Zur Eröffnung des ersten „Research Centers“ am Montag erinnerte Ministerpräsident Hendrik Wüst (CDU) daran, dass mit der Ruhr-Universität Bochum vor 60 Jahren die erste größere Hochschulansiedlung auf dem Gebiet Nordrhein-Westfalens seit dem 19. Jahrhundert gelang. Heute sei die Region die dichteste Forscherregion Europas.

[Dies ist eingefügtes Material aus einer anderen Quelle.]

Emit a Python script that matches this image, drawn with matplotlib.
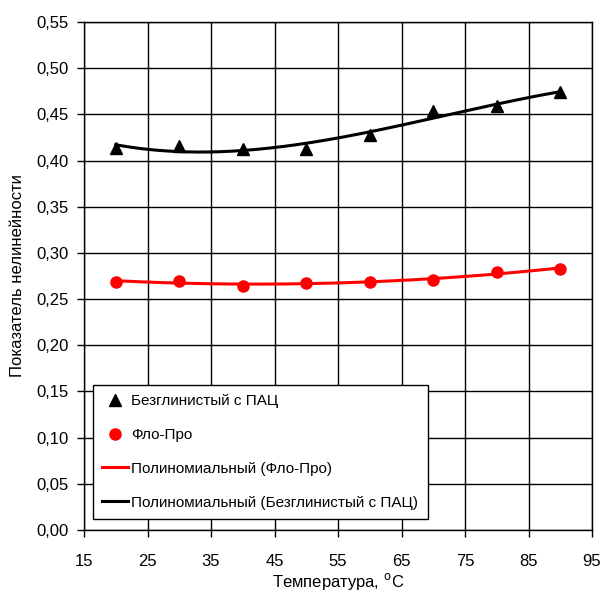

„Wir gucken etwas schüchtern auf diese Stärke. In den USA sagen sie mir, wir sind das Kalifornien Deutschlands“, so der Landeschef wohl mit Blick auf den dortigen Innovationstreiber Silicon Valley. In keiner vorherigen Generation hätten Menschen über so viel Wissen und Fähigkeiten verfügt, um die Probleme der Zeit zu lösen, so Wüst. „Das ist ein großes Privileg, so viele Chancen durch Wissen zu haben.“
Wissenschaftsministerin Ina Brandes (CDU) ergänzte: „Der Kohleabbau hat den Menschen im Ruhrgebiet und in ganz Deutschland zu großem Wohlstand verholfen“, so die Ministerin. „Heute sorgt der Rohstoff Forschung und Wissenschaft für gute Arbeit, Wohlstand und soziale Sicherheit.“
Emscherumbau: Forschung zu Einsamkeit
Noch arbeiten die Forschenden nicht an einem gemeinsamen Zentrum. Der Bau eines neuen Gebäudes verzögere sich, heißt es aus dem Kreis der Aktiven. Die Kooperation fange aber jetzt an. Ein Forschungsprojekt soll dabei auch die neue Emscher sein.

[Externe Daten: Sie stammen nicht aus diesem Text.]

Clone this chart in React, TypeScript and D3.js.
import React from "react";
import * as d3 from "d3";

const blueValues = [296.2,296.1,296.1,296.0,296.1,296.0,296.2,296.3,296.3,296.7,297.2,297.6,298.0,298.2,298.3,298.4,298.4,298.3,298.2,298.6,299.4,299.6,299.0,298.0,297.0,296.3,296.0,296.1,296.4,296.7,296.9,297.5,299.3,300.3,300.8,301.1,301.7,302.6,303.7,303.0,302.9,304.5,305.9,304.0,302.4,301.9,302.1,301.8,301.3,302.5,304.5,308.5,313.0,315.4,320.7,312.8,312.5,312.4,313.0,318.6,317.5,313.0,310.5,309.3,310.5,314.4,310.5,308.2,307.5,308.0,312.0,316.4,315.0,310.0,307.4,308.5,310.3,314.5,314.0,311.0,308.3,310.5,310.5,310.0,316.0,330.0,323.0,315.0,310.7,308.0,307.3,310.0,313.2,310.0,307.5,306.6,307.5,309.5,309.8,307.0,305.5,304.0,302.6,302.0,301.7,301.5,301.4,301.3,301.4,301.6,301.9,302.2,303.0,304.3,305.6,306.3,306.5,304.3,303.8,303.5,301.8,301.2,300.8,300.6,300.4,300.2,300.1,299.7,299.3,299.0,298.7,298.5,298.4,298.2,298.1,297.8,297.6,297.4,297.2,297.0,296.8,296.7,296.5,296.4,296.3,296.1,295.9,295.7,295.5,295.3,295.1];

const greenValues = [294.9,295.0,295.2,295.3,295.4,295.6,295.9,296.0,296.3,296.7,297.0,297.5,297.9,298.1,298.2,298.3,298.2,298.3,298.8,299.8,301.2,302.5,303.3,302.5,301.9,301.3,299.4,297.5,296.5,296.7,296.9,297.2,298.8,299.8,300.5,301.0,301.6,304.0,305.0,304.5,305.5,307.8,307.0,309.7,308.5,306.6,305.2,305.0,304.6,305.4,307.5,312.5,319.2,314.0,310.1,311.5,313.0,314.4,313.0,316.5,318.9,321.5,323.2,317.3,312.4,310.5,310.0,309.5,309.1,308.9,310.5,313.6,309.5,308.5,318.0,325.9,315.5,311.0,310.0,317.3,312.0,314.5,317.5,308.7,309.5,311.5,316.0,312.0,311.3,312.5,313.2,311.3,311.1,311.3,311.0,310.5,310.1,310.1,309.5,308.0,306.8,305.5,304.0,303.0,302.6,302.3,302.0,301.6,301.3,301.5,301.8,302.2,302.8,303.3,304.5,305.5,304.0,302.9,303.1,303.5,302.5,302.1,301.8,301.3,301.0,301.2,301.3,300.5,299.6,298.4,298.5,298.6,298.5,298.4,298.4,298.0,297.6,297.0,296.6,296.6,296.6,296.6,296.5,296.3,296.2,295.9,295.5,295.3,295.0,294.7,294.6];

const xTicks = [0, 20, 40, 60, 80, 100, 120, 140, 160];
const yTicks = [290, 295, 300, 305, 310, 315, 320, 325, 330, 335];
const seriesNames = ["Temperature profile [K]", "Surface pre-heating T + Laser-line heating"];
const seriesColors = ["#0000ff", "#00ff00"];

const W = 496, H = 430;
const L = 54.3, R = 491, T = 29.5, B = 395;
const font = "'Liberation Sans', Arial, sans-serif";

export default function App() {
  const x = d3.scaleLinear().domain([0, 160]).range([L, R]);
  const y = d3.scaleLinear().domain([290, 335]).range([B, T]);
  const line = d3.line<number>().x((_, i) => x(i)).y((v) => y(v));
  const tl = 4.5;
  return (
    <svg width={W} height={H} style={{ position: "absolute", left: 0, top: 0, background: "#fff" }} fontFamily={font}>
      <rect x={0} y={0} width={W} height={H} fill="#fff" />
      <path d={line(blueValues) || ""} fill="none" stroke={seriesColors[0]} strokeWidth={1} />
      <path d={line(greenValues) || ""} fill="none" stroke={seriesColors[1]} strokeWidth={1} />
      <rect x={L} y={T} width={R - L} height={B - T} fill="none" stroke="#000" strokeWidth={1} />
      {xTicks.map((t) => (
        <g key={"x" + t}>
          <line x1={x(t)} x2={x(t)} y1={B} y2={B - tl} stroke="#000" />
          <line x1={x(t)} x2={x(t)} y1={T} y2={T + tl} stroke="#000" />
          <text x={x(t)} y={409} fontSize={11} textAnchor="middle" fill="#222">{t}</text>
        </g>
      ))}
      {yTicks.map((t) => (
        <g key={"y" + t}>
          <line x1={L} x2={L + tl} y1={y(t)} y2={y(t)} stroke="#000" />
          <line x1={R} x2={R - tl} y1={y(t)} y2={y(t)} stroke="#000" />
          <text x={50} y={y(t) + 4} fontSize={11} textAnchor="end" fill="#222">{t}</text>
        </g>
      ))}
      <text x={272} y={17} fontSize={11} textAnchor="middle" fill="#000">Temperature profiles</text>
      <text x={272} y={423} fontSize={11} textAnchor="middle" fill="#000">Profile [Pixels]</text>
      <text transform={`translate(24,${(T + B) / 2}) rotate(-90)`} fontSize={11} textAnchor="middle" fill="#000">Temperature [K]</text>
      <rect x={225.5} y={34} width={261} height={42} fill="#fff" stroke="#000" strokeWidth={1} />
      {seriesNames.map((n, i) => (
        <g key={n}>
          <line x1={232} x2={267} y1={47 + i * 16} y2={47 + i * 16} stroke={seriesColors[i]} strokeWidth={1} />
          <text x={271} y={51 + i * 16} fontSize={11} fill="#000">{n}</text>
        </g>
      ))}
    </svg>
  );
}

Die Renaturierung der früheren Köttelbecke bietet aus Sicht der Wissenschaftlerinnen und Wissenschaftler die Chance für mehr soziales Miteinander. Einsamkeit wird als ein Thema dieser Zeit verstanden, von dem vor allem ärmere Menschen betroffen sind. Dazu soll geforscht werden.